Two unknown modules
A few weeks ago I obtained two mystic modules from a German collector
Status: 21 November 2017
Without doubt - of German origin and by no means of an amateur like concept
Please notice:- the Philips like IF transformer type, the empty hole must have carried an equal device.
I suppose, often used in the later 1940s and beyond, but when this type really have been introduced is out of my scope.
On the right-hand side a typical Telefunken type coil arrangement (but empty).
The most left-hand side socket being earmarked "Kriegsmarine"
The way the IF transformer being mounted might have been given by the overall height of this module.
My first thought, it might concern an upgrade of a KM radar module.
In 1944 the German Navy started with upgrading Seetakt radars by interchanging the HF front-end, and implementing instead Berlin like SHF gear (≈ 3200 MHz).
For economical reasons, the regular rig was kept, as far as possible, intact. But some needed essential change, as, for example, the IF stages, where broader bandwidth and according amplification was required.
In my, preliminary, perception, considering their overstressed resources and production capabilities, rather crude concepts might have been adopted.
These connectors (sections) equal the ones used in the E52 Köln receiver and Stuttgart Fu 03 telephony relay-stations; albeit stagged
But also the Russians have adopted them; as these were frequently found on flee markets in the 1990s.
Underneath we encounter typical German components
But not a neat type of wiring, which made German electronics attractive, as the Germans expressed it:- Augenweide.
Viewing it from a different perspective
Maybe this view is increasing your understanding
Looking in detail at the typical Philips like IF filter connections
I must admit - I never have seen these types within German wartime apparatus.
The second obtained module.
It is quite obvious that some similarity is exists, but quite some differences as well
But scrolling backwards proves - that the connections are being numbered complementary
Also the wire-numbers indicate two different modules, likely once belonging to a complementary system.
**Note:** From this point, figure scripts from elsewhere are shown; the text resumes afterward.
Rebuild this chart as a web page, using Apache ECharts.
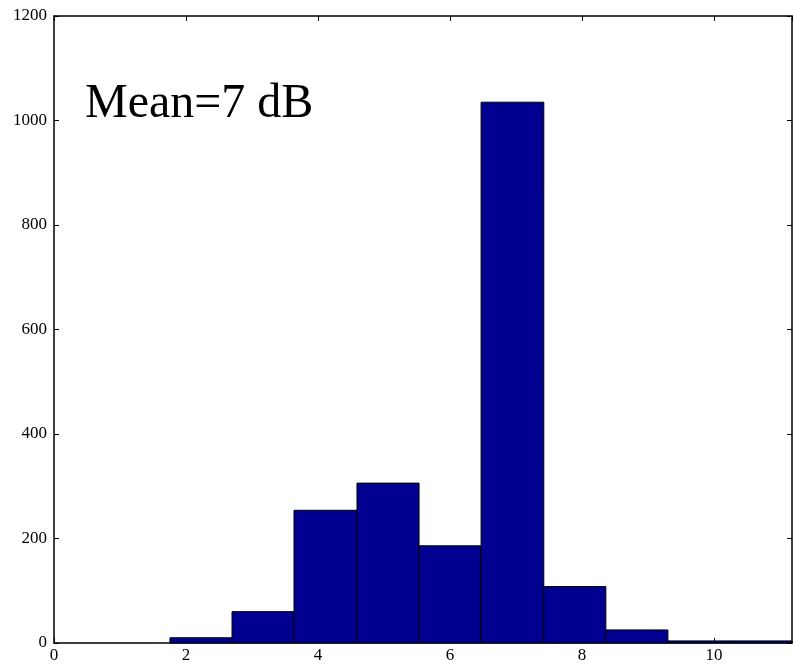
<!DOCTYPE html>
<html>
<head>
<meta charset="utf-8">
<script src="https://cdn.jsdelivr.net/npm/echarts@6/dist/echarts.min.js"></script>
<style>
  html, body { margin: 0; padding: 0; background: #fff; }
  #chart { width: 793px; height: 665px; }
</style>
</head>
<body>
<div id="chart"></div>
<script>
// histogram bins (edges) and counts
const binEdges = [1.757, 2.697, 3.636, 4.59, 5.53, 6.47, 7.42, 8.36, 9.30, 10.24, 11.18]
const counts = [10, 60, 254, 306, 186, 1035, 108, 25, 4, 4]
const xTicks = [0, 2, 4, 6, 8, 10]
const yTicks = [0, 200, 400, 600, 800, 1000, 1200]
const annotation = 'Mean=7 dB'

const bins = counts.map((c, i) => [binEdges[i], binEdges[i + 1], c])

const chart = echarts.init(document.getElementById('chart'))

const serif = 'Liberation Serif, DejaVu Serif, serif'
const tickStyle = { show: true, inside: true, length: 5, lineStyle: { color: '#000', width: 1 } }

const option = {
  animation: false,
  backgroundColor: '#fff',
  grid: { left: 54, right: 1, top: 16, bottom: 22 },
  xAxis: [
    {
      type: 'value',
      min: 0,
      max: binEdges[binEdges.length - 1],
      interval: 2,
      position: 'bottom',
      axisLine: { show: true, onZero: false, lineStyle: { color: '#000', width: 1.5 } },
      axisTick: tickStyle,
      axisLabel: {
        color: '#000', fontFamily: serif, fontSize: 17, margin: 4,
        showMaxLabel: false,
        formatter: v => (xTicks.includes(v) ? String(v) : '')
      },
      splitLine: { show: false }
    },
    {
      type: 'value',
      min: 0,
      max: binEdges[binEdges.length - 1],
      interval: 2,
      position: 'top',
      axisLine: { show: true, onZero: false, lineStyle: { color: '#000', width: 1.5 } },
      axisTick: tickStyle,
      axisLabel: { show: false },
      splitLine: { show: false }
    }
  ],
  yAxis: [
    {
      type: 'value',
      min: 0,
      max: 1200,
      interval: 200,
      position: 'left',
      axisLine: { show: true, onZero: false, lineStyle: { color: '#000', width: 1.5 } },
      axisTick: tickStyle,
      axisLabel: {
        color: '#000', fontFamily: serif, fontSize: 17, margin: 7,
        formatter: v => (yTicks.includes(v) ? String(v) : '')
      },
      splitLine: { show: false }
    },
    {
      type: 'value',
      min: 0,
      max: 1200,
      interval: 200,
      position: 'right',
      axisLine: { show: true, onZero: false, lineStyle: { color: '#000', width: 1.5 } },
      axisTick: tickStyle,
      axisLabel: { show: false },
      splitLine: { show: false }
    }
  ],
  series: [
    {
      type: 'custom',
      xAxisIndex: 0,
      yAxisIndex: 0,
      data: bins,
      renderItem: (params, api) => {
        const p0 = api.coord([api.value(0), api.value(2)])
        const p1 = api.coord([api.value(1), 0])
        return {
          type: 'rect',
          shape: { x: p0[0], y: p0[1], width: p1[0] - p0[0], height: p1[1] - p0[1] },
          style: { fill: '#000090', stroke: '#000', lineWidth: 1 }
        }
      },
      z: 1
    }
  ],
  graphic: [
    {
      type: 'text',
      left: 85,
      top: 80,
      style: { text: annotation, fill: '#000', font: '48px ' + serif }
    }
  ]
}

chart.setOption(option)
</script>
</body>
</html>
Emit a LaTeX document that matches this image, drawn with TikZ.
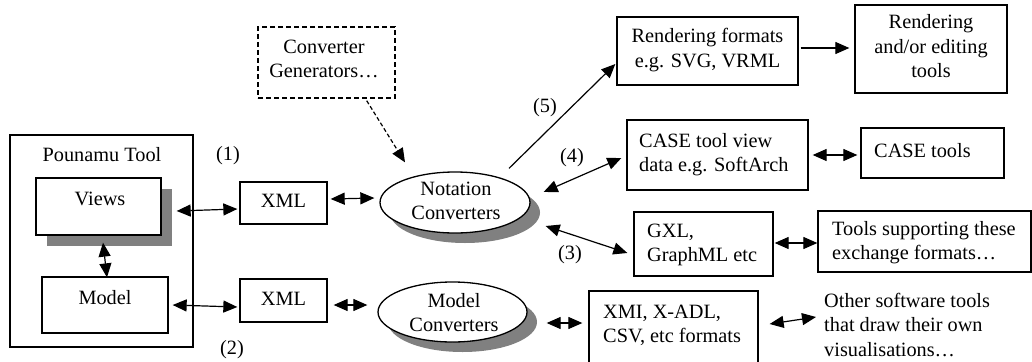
\documentclass[tikz,border=0pt]{standalone}
\usepackage{fontspec}
\setmainfont{Liberation Serif}
\usetikzlibrary{arrows.meta,shapes.geometric,shadows}

\definecolor{shadowgray}{RGB}{128,128,128}

% multi-line text blocks whose baseline is the first line
\newcommand{\linesL}[1]{\begin{tabular}[t]{@{}l@{}}#1\end{tabular}}
\newcommand{\linesC}[1]{\begin{tabular}[t]{@{}c@{}}#1\end{tabular}}

\tikzset{
  box/.style={draw, line width=1.3pt, rectangle, inner sep=0pt, fill=white},
  oval/.style={draw, line width=1.3pt, ellipse, inner sep=0pt, fill=white,
    drop shadow={shadow xshift=10pt, shadow yshift=-10pt, fill=shadowgray, opacity=1}},
  shadowed/.style={drop shadow={shadow xshift=10.5pt, shadow yshift=-10.5pt, fill=shadowgray, opacity=1}},
  txt/.style={inner sep=0pt, anchor=base},
  txtL/.style={inner sep=0pt, anchor=base west},
  tip/.style={line width=1.2pt, -{Triangle[length=14pt,width=12pt]}},
  dbl/.style={line width=1.2pt, {Triangle[length=14pt,width=12pt]}-{Triangle[length=14pt,width=12pt]}},
}

\begin{document}
\begin{tikzpicture}[x=1pt, y=-1pt, font=\fontsize{20.3}{24.5}\selectfont]
\clip (0,0) rectangle (1032,361);
\fill[white] (0,0) rectangle (1032,361);

% Pounamu tool with its views and model
\node[box, minimum width=183pt, minimum height=212pt] (pounamu) at (101.5,241) {};
\node[txt] (pounamuT) at (102,161) {Pounamu Tool};
\node[box, shadowed, minimum width=125pt, minimum height=57pt] (views) at (98.5,206.5) {};
\node[txt] (viewsT) at (100,205) {Views};
\node[box, minimum width=126pt, minimum height=56pt] (model) at (105,305) {};
\node[txt] (modelT) at (105,304) {Model};

% XML exchange
\node[box, minimum width=87pt, minimum height=42pt] (xml1) at (283.5,203) {};
\node[txt] (xml1T) at (283.5,207) {XML};
\node[box, minimum width=87pt, minimum height=43pt] (xml2) at (283.5,300.5) {};
\node[txt] (xml2T) at (283.5,305) {XML};
\node[txt] (l1) at (228,160) {(1)};
\node[txt] (l2) at (232,354) {(2)};

% converters
\node[box, dash pattern=on 5pt off 3pt, line width=1.4pt, minimum width=137pt, minimum height=71pt] (convgen) at (326.5,62.5) {};
\node[txt] (convgenT) at (324,53) {\linesC{Converter\\Generators\ldots}};
\node[oval, minimum width=150pt, minimum height=61pt] (notation) at (455,202.5) {};
\node[txt] (notationT) at (456,195) {\linesC{Notation\\Converters}};
\node[oval, minimum width=149pt, minimum height=60pt] (modelconv) at (452.5,312) {};
\node[txt] (modelconvT) at (454,307) {\linesC{Model\\Converters}};

% target formats and tools
\node[box, minimum width=181pt, minimum height=68pt] (rendfmt) at (707.5,51) {};
\node[txt] (rendfmtT) at (707.5,43) {\linesC{Rendering formats\\e.g. SVG, VRML}};
\node[box, minimum width=152pt, minimum height=88pt] (rendtools) at (931,49) {};
\node[txt] (rendtoolsT) at (931,29) {\linesC{Rendering\\and/or editing\\tools}};

\node[box, minimum width=181pt, minimum height=70pt] (caseview) at (717.5,155) {};
\node[txtL] (caseviewT) at (639,147) {\linesL{CASE tool view\\data e.g. SoftArch}};
\node[box, minimum width=143pt, minimum height=50pt] (casetools) at (932.5,153) {};
\node[txtL] (casetoolsT) at (874,157) {CASE tools};

\node[box, minimum width=139pt, minimum height=64pt] (gxl) at (703.5,244) {};
\node[txtL] (gxlT) at (647,237) {\linesL{GXL,\\GraphML etc}};
\node[box, minimum width=213pt, minimum height=61pt] (toolsup) at (924.5,241.5) {};
\node[txtL] (toolsupT) at (832,235) {\linesL{Tools supporting these\\exchange formats\ldots}};

\node[box, minimum width=169pt, minimum height=74pt] (xmi) at (673.5,328) {};
\node[txtL] (xmiT) at (603,318) {\linesL{XMI, X-ADL,\\CSV, etc formats}};
\node[txtL] (other) at (824,307) {\linesL{Other software tools\\that draw their own\\visualisations\ldots}};

\node[txt] (l3) at (570,259) {(3)};
\node[txt] (l4) at (572,162) {(4)};
\node[txt] (l5) at (545,112) {(5)};

% connectors
\draw[dbl] ([shift={(15,4.5)}]views.east) -- ([shift={(-2,6)}]xml1.west);
\draw[dbl] ([shift={(4.5,7)}]views.south) -- ([shift={(2,1)}]model.north);
\draw[dbl] ([shift={(4,0)}]model.east) -- ([shift={(-2,6.5)}]xml2.west);
\draw[dbl] ([shift={(3,-4)}]xml1.east) -- ([shift={(-5,-4.5)}]notation.west);
\draw[dbl] ([shift={(6,4.5)}]xml2.east) -- ([shift={(-10,-7)}]modelconv.west);
\draw[tip, dash pattern=on 4pt off 2.5pt] ([shift={(-29,2)}]convgen.south east) -- ([shift={(-50,-9)}]notation.north);
\draw[tip] ([shift={(54,-3)}]notation.north) -- ([shift={(-1,13)}]rendfmt.west);
\draw[tip] ([shift={(2,-3)}]rendfmt.east) -- ([shift={(-5,-1)}]rendtools.west);
\draw[dbl] ([shift={(13,-10.5)}]notation.east) -- ([shift={(-5,3)}]caseview.west);
\draw[dbl] ([shift={(4,0)}]caseview.east) -- ([shift={(-3,2)}]casetools.west);
\draw[dbl] ([shift={(15,23.5)}]notation.east) -- ([shift={(-6,9)}]gxl.west);
\draw[dbl] ([shift={(1,-1)}]gxl.east) -- ([shift={(0,1.5)}]toolsup.west);
\draw[dbl] ([shift={(19,11)}]modelconv.east) -- ([shift={(-6,-5)}]xmi.west);
\draw[dbl] ([shift={(11,-4)}]xmi.east) -- ([shift={(-8,10)}]other.base west);
\end{tikzpicture}
\end{document}
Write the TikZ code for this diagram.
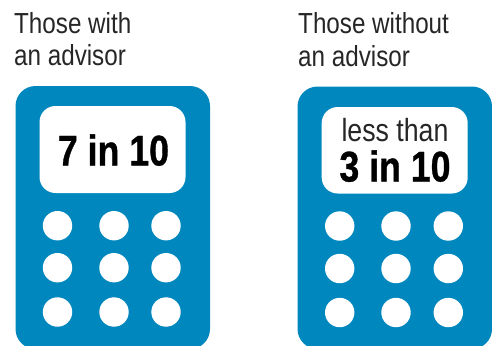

The two coaxial connectors are of the well-known naval type, utilised for most of their genuine naval (KM) receivers
One of such typical antenna connector being inserted
In my perception in both modules there exist signs of post war intervention
Let us reconsider one of the foregoing pictures, the blue/green resistor in front looks from post war production; but one never knows it for certain
It is quite clear, that post war components being added; whether as replacement I cannot answer. The yellow wires were widely utilised in German wartime apparatus; mainly applied where higher temperatures were to be expected.
My preliminary conclusion
Conception likely wartime
Looks like an IF amplifier strip; whether all valves fit into its application? When it should have been part of an radar IF amplifier strip, its bandwidth must have been increased. Therefore they used high slope valve types, like EF 14, and not EF 12s, fitting for LF applications
Has been touched in post war times
The first time I encounter these typical Philips IF transformer types; which even might have been fit with ferroxcube cores
Its appearance is typically a "crash development"
In the first shown module we encounter an RV12P200 valve socket marked: Kriegsmarine. Whether it has been attached in later days, who knows?
Conclusion: there are too many professional techniques involved for a purely amateur like product. Thus it must have had a professional application.
I therefore draw the conclusion: in wartime days the military services were the most likely applicants. Considering the colours involved I tend to believe, that - the KM must have been the user for this kind techniques.
I suppose what we should, at least, consider is the necessity for switching over to cm-radar techniques. Like was the conversion of Seetakt into Renner type radar. Where the general equipment was kept intact, and the HF front-ends changed for SHF modules; based upon Berlin FuG 224 techniques. But these modules were too bulky for the quite cramp Seetakt cabin.
On the other hand - all this it might be an incorrect assessment.